Ok guys, off topic here. Let's try to stay on topic.

Thanks Fred.

To help return this important thread to a positive direction, I suggest that we each submit our definition of Counterfactual Definiteness in the context of Bell's Theorem: with an example.

It's my understanding that "counterfactual" was first used in 1946: meaning contrary to fact. So let's see how this flies:

(1) Definition: In the context of Bell's theorem, Counterfactual Definiteness (CD) is a definiteness that is contrary to fact.

(2) Example: In deriving his inequality — and contrary to fact — Bell (1964) assumes that quantum observables commute: eg, see his move from (14a) to (14b).
.

Logicians and philosophers have talked about counterfactual reasoning for a long time. Would Napoleon have taken his army to Moscow if he had been a woman?
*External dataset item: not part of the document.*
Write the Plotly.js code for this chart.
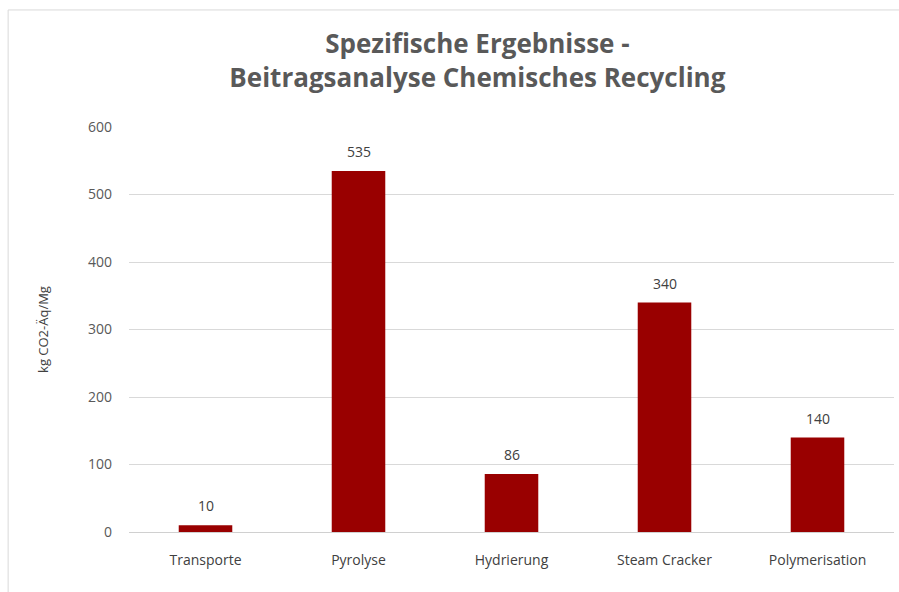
<!DOCTYPE html>
<html>
<head>
<meta charset="utf-8">
<script src="https://cdn.plot.ly/plotly-3.0.1.min.js"></script>
<style>html,body{margin:0;padding:0;background:#fff;}#chart{width:899px;height:592px;}</style>
</head>
<body>
<div id="chart"></div>
<script>
const categories = ["Transporte", "Pyrolyse", "Hydrierung", "Steam Cracker", "Polymerisation"];
const values = [10, 535, 86, 340, 140];
const labels = ["10", "535", "86", "340", "140"];

const FONT = "'Open Sans', 'Liberation Sans', sans-serif";

const trace = {
  type: "bar",
  x: categories,
  y: values,
  marker: {color: "#990000"},
  hoverinfo: "x+y"
};

const annotations = categories.map((c, i) => ({
  x: c, y: values[i], xref: "x", yref: "y",
  text: labels[i], showarrow: false,
  yanchor: "bottom", yshift: 8,
  font: {family: FONT, size: 14, color: "#404040"}
}));

const layout = {
  width: 899,
  height: 592,
  margin: {l: 129, r: 5, t: 127, b: 60},
  paper_bgcolor: "#ffffff",
  plot_bgcolor: "#ffffff",
  showlegend: false,
  bargap: 0.65,
  title: {
    text: "<b>Spezifische Ergebnisse -<br>Beitragsanalyse Chemisches Recycling</b>",
    font: {family: FONT, size: 26, color: "#595959"},
    x: 0.531, xref: "container", xanchor: "center",
    y: 0.91, yref: "container", yanchor: "top"
  },
  annotations: annotations,
  xaxis: {
    showgrid: false,
    showline: false,
    zeroline: false,
    ticks: "",
    tickfont: {family: FONT, size: 14, color: "#404040"},
    ticklabelstandoff: 18
  },
  yaxis: {
    range: [0, 600],
    tickvals: [0, 100, 200, 300, 400, 500, 600],
    showgrid: true,
    gridcolor: "#d9d9d9",
    gridwidth: 1,
    zeroline: true,
    zerolinecolor: "#d0d0d0",
    zerolinewidth: 1,
    showline: false,
    ticks: "",
    tickfont: {family: FONT, size: 14, color: "#595959"},
    ticklabelstandoff: 16,
    title: {
      text: "kg CO2-Äq/Mg",
      font: {family: FONT, size: 13, color: "#404040"},
      standoff: 36
    }
  },
  shapes: [{
    type: "rect",
    xref: "paper", yref: "paper",
    x0: -0.158, x1: 1.2, y0: -0.3, y1: 1.289,
    line: {color: "#d9d9d9", width: 1},
    fillcolor: "rgba(0,0,0,0)",
    layer: "below"
  }]
};

Plotly.newPlot("chart", [trace], layout, {displayModeBar: false, staticPlot: true});
</script>
</body>
</html>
The business of courts of law, and of writers of history, and those who are interested in ethics (e.g., those who bring up children) is making Counterfactual assertions.

In the field of quantum foundations it has a specific technical meaning. Read the Wikipedia article https://en.wikipedia.org/wiki/Counterfactual_definiteness.

Gordon is wrong twice.

1. In the EPR experiment, we argue that particle A has a definite position even if we don’t measure it. We just realise that we *could* measure the position of particle B without disturbing particle A, and then we would know what we would find if we measured particle A. In EPR-B we imagine deterministic theories such that A(a, lambda) is the result which we would observe if we measured particle 1 in direction a when both particles’ joint state prior to measurement of either particle, in whatever way, is lambda.

2. Bell assumes that *classical* variables commute. He assumes that a classical reality “behind the scenes” explains the observable correlations predicted by quantum theory. He shows that such a theory cannot reproduce quantum predictions. Gordon is not surprised. Bohr is not surprised. Einstein however is upset. Bell concludes that one of four things might be the case: QM might be wrong; nature might be non-local; the future might effect the past; there may be no deeper explanation of things - it just is so [Shut up and calculate]. He also agreed that it might be the case that we could never ever find out, because the quantum laws of nature themselves might prevent a successful loophole free experiment from ever being realised.

Nowadays it seems that options are narrowing.